If such a spill were to happen in the western Arctic, residents agreed it would be detrimental as communities have a long way to go before they're fully prepared.

"God forbid there's an accident in the North because they're going to wipe out our whole life," said Patrick Gruben, who grew up on the coast of Tuktoyaktuk. "We don't want to see it happen because this could wipe out a generation."

The Inuvialuit Game Council is working closely with residents to relay their concerns about offshore drilling to the NEB, and Douglas Esagok, president of the local Hunters and Trappers Committee, is an Inuvik resident representative as the board moves forward with its review.

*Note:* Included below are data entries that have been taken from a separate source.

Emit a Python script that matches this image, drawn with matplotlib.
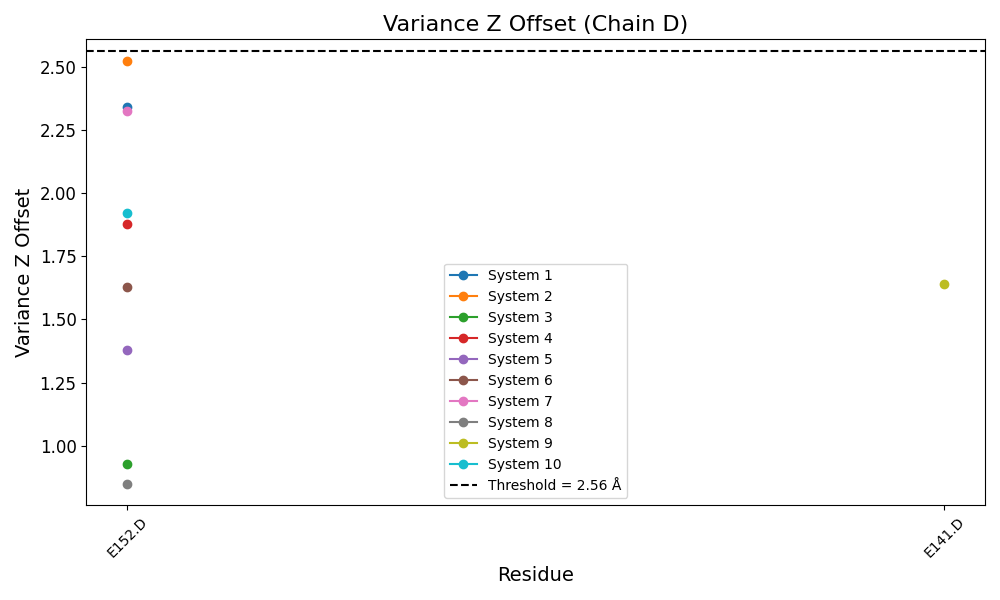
import matplotlib
matplotlib.use("Agg")
import matplotlib.pyplot as plt
import numpy as np

# residue each system was measured at, and its variance of the Z offset
systems = ["System 1", "System 2", "System 3", "System 4", "System 5",
           "System 6", "System 7", "System 8", "System 9", "System 10"]
residues = ["E152.D", "E152.D", "E152.D", "E152.D", "E152.D",
            "E152.D", "E152.D", "E152.D", "E141.D", "E152.D"]
variances = [2.341, 2.524, 0.929, 1.877, 1.381, 1.627, 2.325, 0.849, 1.639, 1.921]
threshold = 2.56

fig, ax = plt.subplots(figsize=(10, 6))

for name, res, val in zip(systems, residues, variances):
    ax.plot([res], [val], marker='o', linestyle='-', label=name)

# keep the y range from the data only, the threshold line doesn't extend it
ax.autoscale_view()
ylim = ax.get_ylim()
ax.axhline(threshold, color='black', linestyle='--', label=f'Threshold = {threshold} Å')
ax.set_ylim(ylim)

ax.set_title('Variance Z Offset (Chain D)', fontsize=16)
ax.set_xlabel('Residue', fontsize=14)
ax.set_ylabel('Variance Z Offset', fontsize=14)
ax.tick_params(axis='y', labelsize=12)
plt.xticks(rotation=45)
ax.legend(loc='lower center')

plt.tight_layout()
plt.savefig('out.png', dpi=100)
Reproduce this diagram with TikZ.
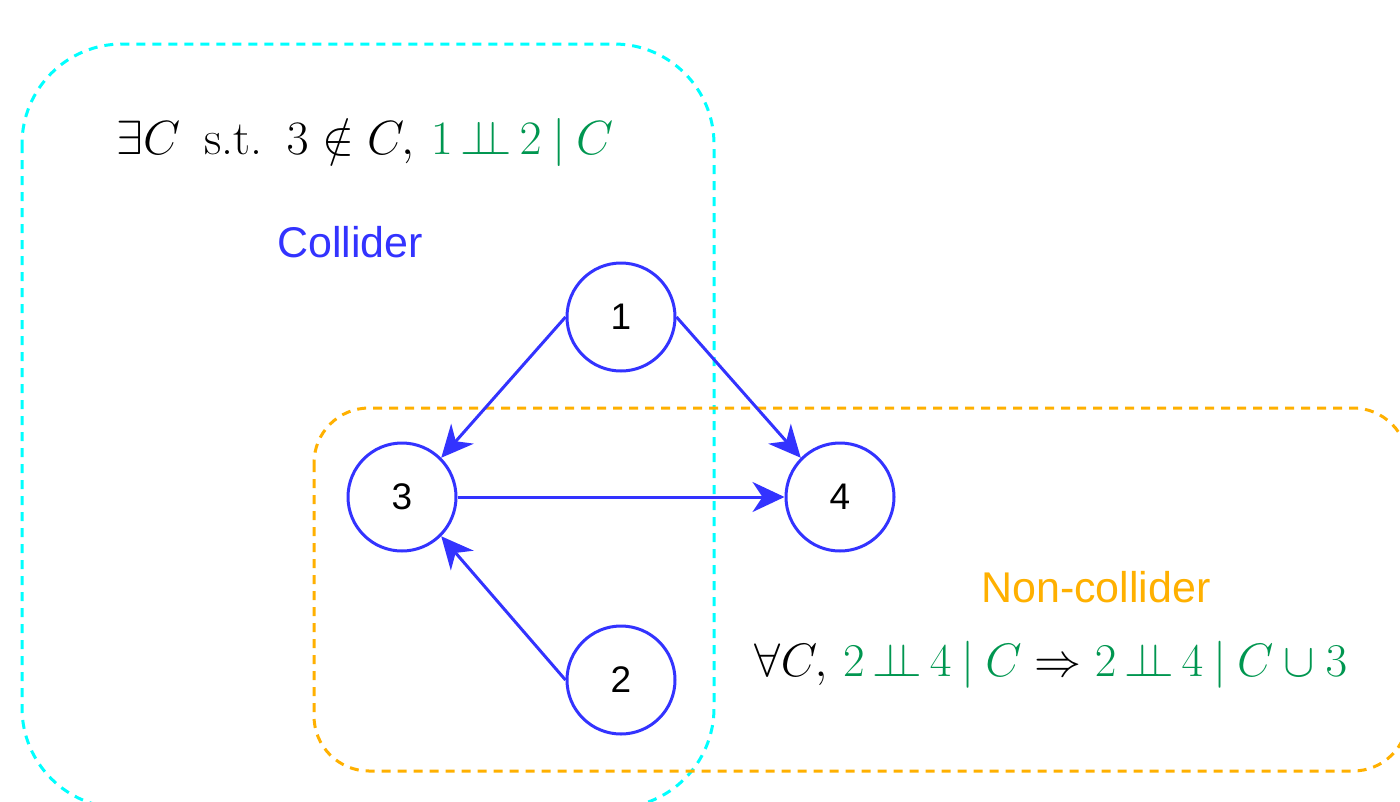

Esagok said it was important for him to get involved in the process to help find a balance between industry and environment.

"We look at the ocean as our bank and our grocery store - 45 per cent of what we eat is from the sea," he said. "If we were to lose that 45 per cent, it's going to affect everything."

The second stage of the review is expected to start this summer and will involve more meetings with politicians and groups across all three territories before the board is ready to release its final report.

Brian Chambers, the NEB's Yellowknife-based Northern advisor, said the board has developed a safety checklist it will look at when deciding whether to approve exploration projects.

"What we're doing is reviewing to see if that checklist is complete and covers all of the areas of concern that people who live in the Mackenzie Delta/Beaufort area want to see in place," Chambers said.

"We're interested in hearing people's views on what the NEB as a regulator should take into consideration in reviewing applications for drilling in the Beaufort Sea that may come forward."

The NEB plans to return to the Beaufort Delta for more community consultations this summer.